When we got back to the company office, I called for the platoon sergeant to report to me post haste. The company commander had summoned the platoon commander into his office as well. Their platoon was still relatively new to Bahrain having deployed from Norfolk some weeks prior.
The platoon commander arrived to the CO’s office, notebook in hand.
“Sir? You called for me?”
“Have a seat,” said the CO.
“What’s going on sir?”
“Nothing, just relax for a second,” the CO said, scrolling through something on his computer monitor.
In my office next door, quite a different scenario played out as the platoon sergeant, a Staff Sergeant, reported in. As soon as he shut the hatch he was subjected to a verbal flogging as I laid out his platoon’s shortcomings. The strange acoustics of my office often caused a ringing noise to fill the air whenever I hit the right pitch.
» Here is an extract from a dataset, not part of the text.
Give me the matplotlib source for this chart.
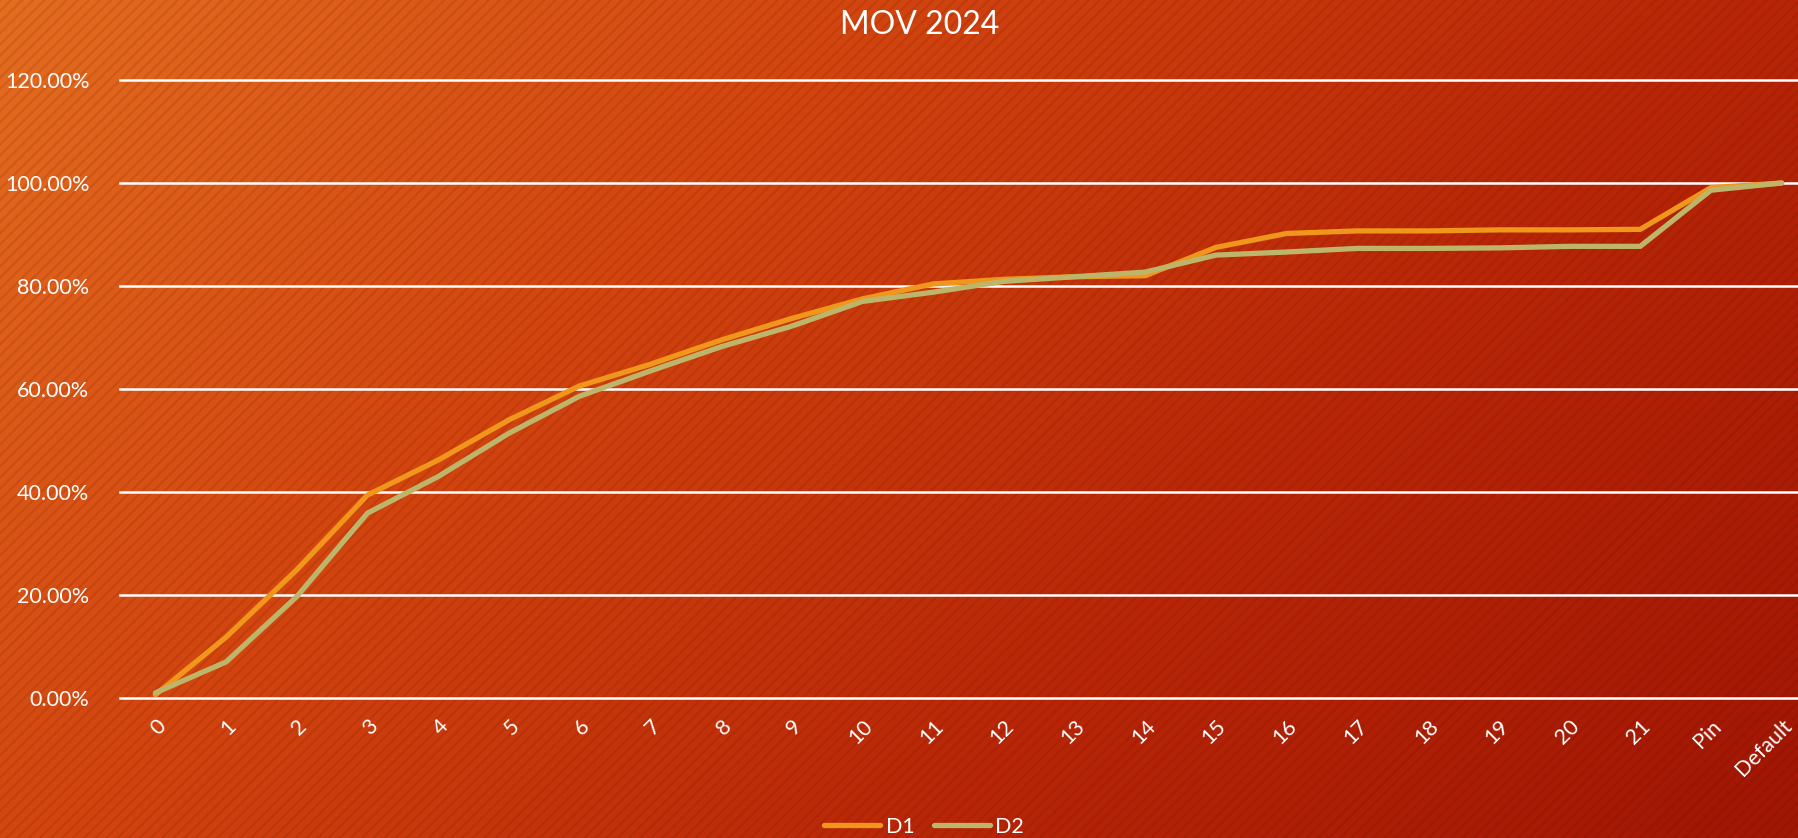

It was a pretty neat effect and I would pause dramatically between profane outbursts to enjoy the sensation.
The CO and platoon commander could hear every word. Our offices shared a head and we often purposefully left the doors open. To his credit, the platoon commander began to sag in the chair as his platoon sergeant was raked over the coals. I continued to lash the Staff Sergeant with my expectations in the event there was any misunderstanding.
Mentorship concluded, I dismissed the Staff Sergeant to carry out the plan of the day. Without missing a beat, the CO turned from his monitor to the young platoon commander.
“So, any questions?”
“No sir,” the platoon commander sighed. “I’ve got it.”
In the end they turned out to have a pretty good platoon with a very successful deployment during their time in the Persian Gulf. Imagine that.